--- Material shown ---
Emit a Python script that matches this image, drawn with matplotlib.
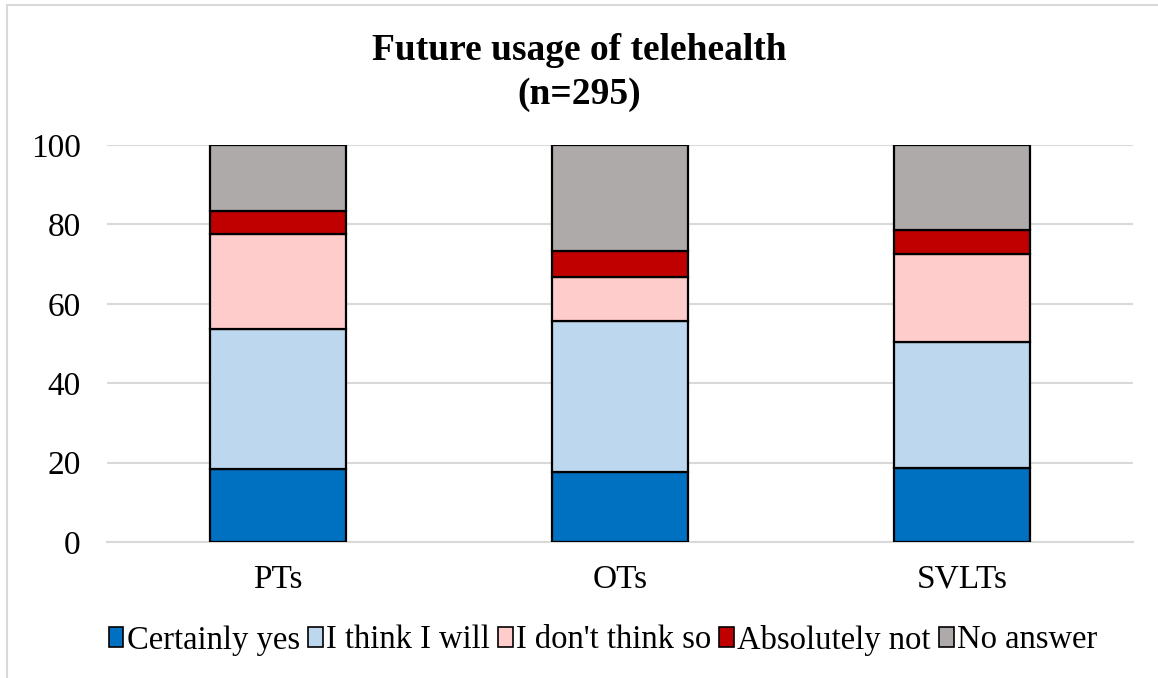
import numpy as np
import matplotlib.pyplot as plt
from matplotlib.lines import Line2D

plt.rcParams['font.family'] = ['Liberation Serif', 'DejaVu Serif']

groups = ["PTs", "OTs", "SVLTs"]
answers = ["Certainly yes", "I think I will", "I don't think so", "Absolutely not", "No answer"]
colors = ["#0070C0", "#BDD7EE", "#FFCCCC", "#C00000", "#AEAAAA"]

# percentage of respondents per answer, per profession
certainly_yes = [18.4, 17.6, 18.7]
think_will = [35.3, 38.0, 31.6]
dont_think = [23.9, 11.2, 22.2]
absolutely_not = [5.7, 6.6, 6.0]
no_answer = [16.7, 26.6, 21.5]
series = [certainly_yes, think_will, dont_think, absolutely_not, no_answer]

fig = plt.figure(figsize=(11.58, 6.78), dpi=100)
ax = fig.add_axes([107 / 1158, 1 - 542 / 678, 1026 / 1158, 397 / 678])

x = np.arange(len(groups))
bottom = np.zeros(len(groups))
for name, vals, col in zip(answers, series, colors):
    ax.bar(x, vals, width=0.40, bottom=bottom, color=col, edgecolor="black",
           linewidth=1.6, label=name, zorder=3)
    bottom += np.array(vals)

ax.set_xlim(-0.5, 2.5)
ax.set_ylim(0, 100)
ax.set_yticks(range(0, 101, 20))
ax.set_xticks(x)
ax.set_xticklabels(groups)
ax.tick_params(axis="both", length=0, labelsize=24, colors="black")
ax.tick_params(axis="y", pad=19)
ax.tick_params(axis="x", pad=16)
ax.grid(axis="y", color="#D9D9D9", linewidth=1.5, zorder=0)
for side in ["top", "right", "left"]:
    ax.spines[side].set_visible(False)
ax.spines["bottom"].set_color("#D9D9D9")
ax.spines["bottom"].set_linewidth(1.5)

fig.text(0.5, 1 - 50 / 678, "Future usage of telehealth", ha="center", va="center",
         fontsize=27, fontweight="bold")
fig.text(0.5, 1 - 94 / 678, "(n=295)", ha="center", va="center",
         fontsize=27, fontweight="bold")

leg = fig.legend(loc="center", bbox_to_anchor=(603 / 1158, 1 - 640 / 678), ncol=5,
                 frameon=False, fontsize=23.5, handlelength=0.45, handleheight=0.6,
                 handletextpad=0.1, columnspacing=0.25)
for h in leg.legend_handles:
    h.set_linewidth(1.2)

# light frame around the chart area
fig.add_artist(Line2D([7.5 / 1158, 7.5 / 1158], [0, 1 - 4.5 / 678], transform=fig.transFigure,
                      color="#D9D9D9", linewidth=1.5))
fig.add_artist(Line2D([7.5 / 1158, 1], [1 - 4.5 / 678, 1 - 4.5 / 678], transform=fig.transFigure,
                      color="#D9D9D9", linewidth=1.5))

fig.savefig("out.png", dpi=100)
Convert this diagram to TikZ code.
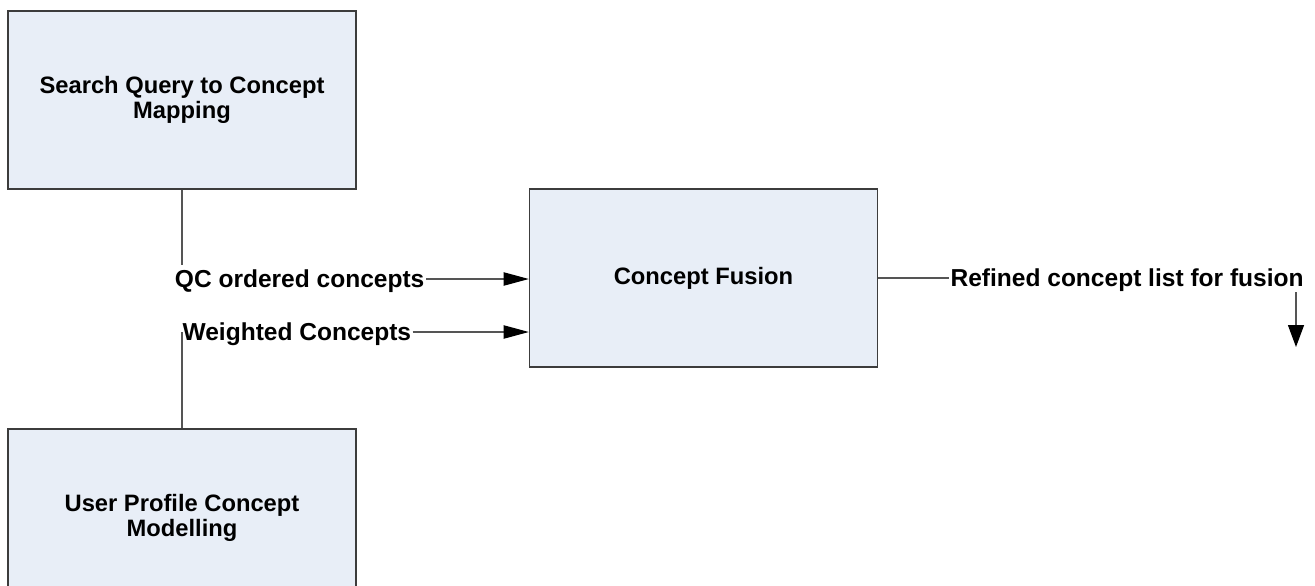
---
All of the lines above should be retyped precisely, apart from the pictures.

→ **Answer for the task**
Emit a Python script that matches this image, drawn with matplotlib.
import numpy as np
import matplotlib.pyplot as plt
from matplotlib.lines import Line2D

plt.rcParams['font.family'] = ['Liberation Serif', 'DejaVu Serif']

groups = ["PTs", "OTs", "SVLTs"]
answers = ["Certainly yes", "I think I will", "I don't think so", "Absolutely not", "No answer"]
colors = ["#0070C0", "#BDD7EE", "#FFCCCC", "#C00000", "#AEAAAA"]

# percentage of respondents per answer, per profession
certainly_yes = [18.4, 17.6, 18.7]
think_will = [35.3, 38.0, 31.6]
dont_think = [23.9, 11.2, 22.2]
absolutely_not = [5.7, 6.6, 6.0]
no_answer = [16.7, 26.6, 21.5]
series = [certainly_yes, think_will, dont_think, absolutely_not, no_answer]

fig = plt.figure(figsize=(11.58, 6.78), dpi=100)
ax = fig.add_axes([107 / 1158, 1 - 542 / 678, 1026 / 1158, 397 / 678])

x = np.arange(len(groups))
bottom = np.zeros(len(groups))
for name, vals, col in zip(answers, series, colors):
    ax.bar(x, vals, width=0.40, bottom=bottom, color=col, edgecolor="black",
           linewidth=1.6, label=name, zorder=3)
    bottom += np.array(vals)

ax.set_xlim(-0.5, 2.5)
ax.set_ylim(0, 100)
ax.set_yticks(range(0, 101, 20))
ax.set_xticks(x)
ax.set_xticklabels(groups)
ax.tick_params(axis="both", length=0, labelsize=24, colors="black")
ax.tick_params(axis="y", pad=19)
ax.tick_params(axis="x", pad=16)
ax.grid(axis="y", color="#D9D9D9", linewidth=1.5, zorder=0)
for side in ["top", "right", "left"]:
    ax.spines[side].set_visible(False)
ax.spines["bottom"].set_color("#D9D9D9")
ax.spines["bottom"].set_linewidth(1.5)

fig.text(0.5, 1 - 50 / 678, "Future usage of telehealth", ha="center", va="center",
         fontsize=27, fontweight="bold")
fig.text(0.5, 1 - 94 / 678, "(n=295)", ha="center", va="center",
         fontsize=27, fontweight="bold")

leg = fig.legend(loc="center", bbox_to_anchor=(603 / 1158, 1 - 640 / 678), ncol=5,
                 frameon=False, fontsize=23.5, handlelength=0.45, handleheight=0.6,
                 handletextpad=0.1, columnspacing=0.25)
for h in leg.legend_handles:
    h.set_linewidth(1.2)

# light frame around the chart area
fig.add_artist(Line2D([7.5 / 1158, 7.5 / 1158], [0, 1 - 4.5 / 678], transform=fig.transFigure,
                      color="#D9D9D9", linewidth=1.5))
fig.add_artist(Line2D([7.5 / 1158, 1], [1 - 4.5 / 678, 1 - 4.5 / 678], transform=fig.transFigure,
                      color="#D9D9D9", linewidth=1.5))

fig.savefig("out.png", dpi=100)
Convert this diagram to TikZ code.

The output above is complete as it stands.